Skipping all pictures, set down the lines of the listing from the first through the one with "const yTicks = [0, 4, 8, 12, 16, 20, 24, 28];".

# [Stored data]

● ● ● ● ● ● ●

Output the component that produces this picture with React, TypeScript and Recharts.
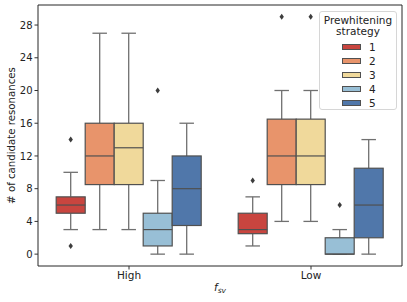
import { ComposedChart, Bar, XAxis, YAxis, Legend, ReferenceArea } from 'recharts';

const categories = ['High', 'Low'];
const strategies = ['1', '2', '3', '4', '5'];
const colors = ['#c9453f', '#e8946b', '#f0d99b', '#98bfd6', '#5077aa'];
const yTicks = [0, 4, 8, 12, 16, 20, 24, 28];

// [category][strategy]
const whiskerLo = [
  [3, 3, 3, 0, 0],
  [1, 4, 4, 0, 0],
];
const q1 = [
  [5, 8.5, 8.5, 1, 3.5],
  [2.5, 8.5, 8.5, 0, 2],
];
const medians = [
  [6, 12, 13, 3, 8],
  [3, 12, 12, 0, 6],
];
const q3 = [
  [7, 16, 16, 5, 12],
  [5, 16.5, 16.5, 2, 10.5],
];
const whiskerHi = [
  [10, 27, 27, 9, 16],
  [7, 20, 20, 3, 14],
];
const outliers = [
  [[14, 1], [], [], [20], []],
  [[9], [29], [29], [6], []],
];

const LINE = '#505050';
const WHISKER = '#707070';

const data = categories.map((cat, ci) => {
  const row: Record<string, any> = { cat, ci };
  strategies.forEach((_, si) => {
    row[`s${si}`] = [whiskerLo[ci][si], whiskerHi[ci][si]];
  });
  return row;
});

function BoxShape(props: any) {
  const { x, y, width, height, payload, si, fill } = props;
  const ci = payload.ci;
  const lo = whiskerLo[ci][si];
  const hi = whiskerHi[ci][si];
  const top = Math.min(y, y + height);
  const bottom = Math.max(y, y + height);
  const py = (v: number) => bottom - ((v - lo) * (bottom - top)) / (hi - lo);
  const cx = x + width / 2;
  const capW = width / 4;
  const yq1 = py(q1[ci][si]);
  const yq3 = py(q3[ci][si]);
  return (
    <g>
      <line x1={cx} x2={cx} y1={py(hi)} y2={yq3} stroke={WHISKER} strokeWidth={1.3} />
      <line x1={cx} x2={cx} y1={yq1} y2={py(lo)} stroke={WHISKER} strokeWidth={1.3} />
      <line x1={cx - capW} x2={cx + capW} y1={py(hi)} y2={py(hi)} stroke={WHISKER} strokeWidth={1.3} />
      <line x1={cx - capW} x2={cx + capW} y1={py(lo)} y2={py(lo)} stroke={WHISKER} strokeWidth={1.3} />
      <rect x={x} y={yq3} width={width} height={yq1 - yq3} fill={fill} stroke={LINE} strokeWidth={1.2} />
      <line x1={x} x2={x + width} y1={py(medians[ci][si])} y2={py(medians[ci][si])} stroke={LINE} strokeWidth={1.2} />
      {outliers[ci][si].map((v, k) => {
        const oy = py(v);
        return (
          <path
            key={k}
            d={`M${cx},${oy - 3} L${cx + 2.2},${oy} L${cx},${oy + 3} L${cx - 2.2},${oy} Z`}
            fill="#3d3d3d"
          />
        );
      })}
    </g>
  );
}

function LegendBox({ payload }: any) {
  return (
    <div
      style={{
        width: 78,
        height: 99,
        border: '1px solid #d6d6d6',
        borderRadius: 3,
        background: 'rgba(255,255,255,0.85)',
        fontFamily: 'DejaVu Sans',
        fontSize: 10.5,
        color: '#222',
        boxSizing: 'border-box',
        paddingTop: 3,
      }}
    >
      <div style={{ textAlign: 'center', lineHeight: '11px' }}>Prewhitening</div>
      <div style={{ textAlign: 'center', lineHeight: '11px', marginBottom: 3 }}>strategy</div>
      {(payload || []).map((p: any) => (
        <div key={p.value} style={{ display: 'flex', alignItems: 'center', height: 14, paddingLeft: 22 }}>
          <span
            style={{
              display: 'inline-block',
              width: 19,
              height: 6,
              background: p.color,
              border: `1px solid ${LINE}`,
              boxSizing: 'border-box',
              marginRight: 8,
            }}
          />
          <span>{p.value}</span>
        </div>
      ))}
    </div>
  );
}

export default function App() {
  return (
    <div style={{ position: 'absolute', left: 0, top: 0 }}>
      <ComposedChart
        width={407}
        height={302}
        data={data}
        margin={{ top: 5, right: 5, bottom: 0, left: 0 }}
        barCategoryGap="10%"
        barGap={0}
      >
        <XAxis
          dataKey="cat"
          height={36}
          axisLine={false}
          tickLine={{ stroke: '#333' }}
          tickSize={3.5}
          tick={{ fontSize: 10.5, fill: '#222', fontFamily: 'DejaVu Sans' }}
          label={(lp: any) => {
            const vb = lp.viewBox;
            return (
              <text x={vb.x + vb.width / 2} y={vb.y + 25} textAnchor="middle" fontFamily="DejaVu Sans" fontSize={10.5} fill="#222">
                <tspan fontStyle="italic">f</tspan>
                <tspan fontStyle="italic" fontSize={7.5} dy={2}>sv</tspan>
              </text>
            );
          }}
        />
        <YAxis
          type="number"
          domain={[-1.45, 30.45]}
          ticks={yTicks}
          width={38}
          axisLine={false}
          tickLine={{ stroke: '#333' }}
          tickSize={3.5}
          allowDataOverflow
          tick={{ fontSize: 10, fill: '#222', fontFamily: 'DejaVu Sans' }}
          label={(lp: any) => {
            const vb = lp.viewBox;
            return (
              <text
                x={11}
                y={vb.y + vb.height / 2}
                transform={`rotate(-90, 11, ${vb.y + vb.height / 2})`}
                textAnchor="middle"
                dominantBaseline="central"
                fontFamily="DejaVu Sans"
                fontSize={10.2}
                fill="#222"
              >
                # of candidate resonances
              </text>
            );
          }}
        />
        {strategies.map((s, si) => (
          <Bar
            key={s}
            dataKey={`s${si}`}
            name={s}
            fill={colors[si]}
            isAnimationActive={false}
            shape={(p: any) => <BoxShape {...p} si={si} fill={colors[si]} />}
          />
        ))}
        <ReferenceArea y1={-1.45} y2={30.45} fill="none" stroke="#262626" strokeWidth={1} fillOpacity={0} ifOverflow="visible" />
        <Legend
          content={<LegendBox />}
          layout="vertical"
          verticalAlign="middle"
          align="center"
          wrapperStyle={{ position: 'absolute', left: 319, top: 11, width: 78 }}
        />
      </ComposedChart>
    </div>
  );
}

● ● ● ● ● ● ●

# [Worked answer]
Output the component that produces this picture with React, TypeScript and Recharts.
import { ComposedChart, Bar, XAxis, YAxis, Legend, ReferenceArea } from 'recharts';

const categories = ['High', 'Low'];
const strategies = ['1', '2', '3', '4', '5'];
const colors = ['#c9453f', '#e8946b', '#f0d99b', '#98bfd6', '#5077aa'];
const yTicks = [0, 4, 8, 12, 16, 20, 24, 28];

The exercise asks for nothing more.